In March, it was reported that MGM could be evaluating the sale of MGM Springfield and MGM Northfield, a racino near Cleveland. MGM Springfield opened in August 2018 as the first traditional casino in Massachusetts. That venue, which generated $278 million in sales in 2023, hasn’t lived up to the operator’s expectations.

In a recent interview with Western Mass News, Springfield City Council President Michael Fenton, who also chairs the casino oversight committee, said MGM cannot unilaterally decide to leave the city.

I don’t think the public should be concerned because we have safeguards at the city and state level to make sure there’s no unilateral movement by MGM,” Fenton told the media outlet. “MGM doesn’t have the right to decide to move out on their own.”

The Massachusetts venue cost the operator $960 million to build. MGM sold the real estate assets to MGM Growth Properties (MGP) for $400 million in 2021. VICI Properties (NYSE: VICI) acquired MGP for $17.2 billion that same year, gaining control of the property assets of MGM Northfield Park and the Springfield casino, among other MGM venues.

How MGM Can Do Right by Springfield

While MGM has acknowledged that the Massachusetts and Ohio casinos haven’t lived up to expectations, it hasn’t publicly confirmed it’s shopping those venues. The topic wasn’t addressed on the operator’s first-quarter earnings conference call earlier this month.

The obvious avenue through which MGM can assuage Springfield’s concerns about a possible sale of the casino is to line up a buyer from the gaming industry, which would be likely assuming the operator is looking to sell. That’s also important because the property is zoned to be a gaming venue.

As for potential buyers for MGM Springfield’s operating rights, names haven’t been floated, but it’s probably fair to rule out Penn Entertainment (NASDAQ: PENN) because it runs  Plainridge Park Casino in Massachusetts.

It’s possible that tribal gaming entities in New England could be interested in MGM Springfield, but for now, that’s just speculation.

Springfield Wants ‘Same Pedigree’ as MGM

Fenton told Western Mass News that should MGM opt to depart Springfield, the city will require that the replacement operator be of the “same pedigree” as MGM. That’s a subjective term, but there are some hard details.

Under the host city agreement, MGM is required to deliver $25 million in annual payments to various groups in the city and book at least 12 acts per year at entertainment venues near the casino. Fenton said a new gaming operator of the Springfield casino would be held to the same standards.
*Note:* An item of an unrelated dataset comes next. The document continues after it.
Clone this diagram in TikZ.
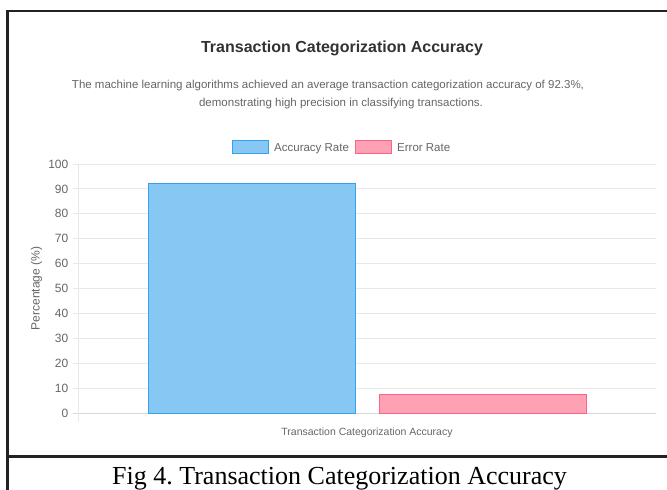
\documentclass[tikz,border=0pt]{standalone}
\usepackage{fontspec}
\setmainfont{Liberation Serif}
\setsansfont{Liberation Sans}
\frenchspacing
\definecolor{framec}{HTML}{222222}
\definecolor{titlec}{HTML}{333333}
\definecolor{textc}{HTML}{666666}
\definecolor{gridc}{HTML}{E8E8E8}
\definecolor{zeroc}{HTML}{D9D9D9}
\definecolor{bluefill}{HTML}{86C7F3}
\definecolor{blueedge}{HTML}{36A2EB}
\definecolor{pinkfill}{HTML}{FFA1B5}
\definecolor{pinkedge}{HTML}{FF6384}
\begin{document}
\begin{tikzpicture}[x=1pt,y=-1pt,
  ticklab/.style={font=\sffamily\fontsize{12}{14}\selectfont, text=textc, inner sep=0pt, anchor=east},
  gridline/.style={draw=gridc, line width=0.9pt},
  framebar/.style={draw=framec, line width=2.5pt},
  bluebar/.style={fill=bluefill, draw=blueedge, line width=0.9pt},
  pinkbar/.style={fill=pinkfill, draw=pinkedge, line width=0.9pt},
  subtext/.style={font=\sffamily\fontsize{11.5}{14}\selectfont, text=textc, inner sep=0pt, anchor=base},
  legtext/.style={font=\sffamily\fontsize{11.5}{13}\selectfont, text=textc, inner sep=0pt, anchor=base west}
]
\useasboundingbox (0,0) rectangle (667,490);
\fill[white] (0,0) rectangle (667,490);

% frame
\draw[framebar] (7.7,490) -- (7.7,11.2) -- (667,11.2);
\draw[framebar] (7.7,456.3) -- (667,456.3);

% title and subtitle
\node[font=\sffamily\bfseries\fontsize{16}{19}\selectfont, text=titlec, inner sep=0pt, anchor=base] (title) at (342,52) {Transaction Categorization Accuracy};
\node[subtext] (sub1) at (328,88) {The machine learning algorithms achieved an average transaction categorization accuracy of 92.3\%,};
\node[subtext] (sub2) at (341,106) {demonstrating high precision in classifying transactions.};

% legend
\node[bluebar, minimum width=36pt, minimum height=13pt, inner sep=0pt] (legA) at (250.5,147) {};
\node[legtext] (legAt) at (274,151) {Accuracy Rate};
\node[pinkbar, minimum width=36pt, minimum height=13pt, inner sep=0pt] (legE) at (373,147) {};
\node[legtext] (legEt) at (397,151) {Error Rate};

% grid
\foreach \v in {10,20,...,100} {
  \draw[gridline] (73,{413.3-\v*2.493}) -- (656,{413.3-\v*2.493});
  \node[ticklab] at (68.5,{413.3-\v*2.493}) {\v};
}
\draw[draw=zeroc, line width=1pt] (73,413.3) -- (656,413.3);
\node[ticklab] (zero) at (68.5,413.3) {0};
\draw[gridline] (78,164) -- (78,421.5);

% bars
\draw[bluebar] (148,413.3) rectangle (355.5,{413.3-92.3*2.493});
\draw[pinkbar] (379,413.3) rectangle (586.5,{413.3-7.7*2.493});

% axis titles
\node[font=\sffamily\fontsize{12}{14}\selectfont, text=textc, inner sep=0pt, rotate=90] (ytitle) at (36.5,288.5) {Percentage (\%)};
\node[font=\sffamily\fontsize{10.5}{12}\selectfont, text=textc, inner sep=0pt] (xtitle) at (367,432.5) {Transaction Categorization Accuracy};

% caption
\node[font=\fontsize{26}{28}\selectfont, text=black, inner sep=0pt, anchor=base] (cap) at (339.5,484.5) {Fig 4. Transaction Categorization Accuracy};
\end{tikzpicture}
\end{document}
A transaction involving MGM Springfield materializing over the near term is a possibility, but analysts believe gaming industry mergers and acquisitions are currently hamstrung due to high interest rates. That implies prospective suitors that need financing to buy the operating rights to the venue might be put off and eschew bidding, thus dwindling the pool of potential buyers to those that can pay in cash.